Thrive’s trajectory sends an important signal for researchers at Johns Hopkins, Papadopoulos says: The opportunity is available to translate their discoveries through the commercialization process.
“The success of Thrive was about good chemistry between a great scientific team developing a novel test, designing the right clinical study financed by the Marcus Foundation, a great business team around all aspects of the technology, and letting the results speak for themselves,” says Papadopoulos.
Thrive is positioned to have a significant impact on the Baltimore biotech ecosystem, Wyskiel says. Since its founding, Thrive has conducted its research and development in the 1812 Ashland building, part of Johns Hopkins’ innovation hub on its East Baltimore campus. The company now has 60 employees and 35,000 square feet of lab space in Baltimore, both figures double the numbers from the start of 2020.
“We are extremely proud of our Baltimore presence and deep roots at Johns Hopkins,” says Isaac Kinde, a co-founder of Thrive who now leads technology assessment at Exact Sciences. Kinde earned his doctorate in cellular and molecular medicine as well as his medical degree from Johns Hopkins Medicine.
“We feel a great responsibility,” he adds, “to bring the vision of our Hopkins scientific founders and innovations around blood-based cancer screening for multiple types of cancer into the hands of physicians and patients as quickly as possible.”
Papadopoulos, Kinzler and Vogelstein continue to advise Thrive on scientific and clinical matters. Papadopoulos envisions the company’s test one day being part of routine visits to primary care physicians.
“We knew that our work would ultimately benefit patients,” he says. “While it is rare to see external validation so quickly, we are hopeful that this means the test may become standard of care soon, saving countless lives.”

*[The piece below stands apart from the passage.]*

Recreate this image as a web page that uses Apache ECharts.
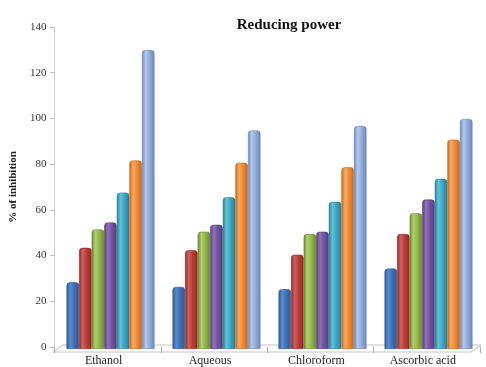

Wyskiel sees in the trio’s work a winning formula for other inventors seeking to have outsized impact on society.
“It all starts with a scientific team that is laser-focused on solving a big problem. From there, it’s about having a clear plan to turn a technology-based solution into a product: What is it that will get sold? Who will buy it? Who will use it? What regulatory hurdles need to get cleared?” she says. “Finally, it’s about having experienced investors who can provide funding but also guidance and access to leadership talent. Put it all together, and the impossible can become a reality.”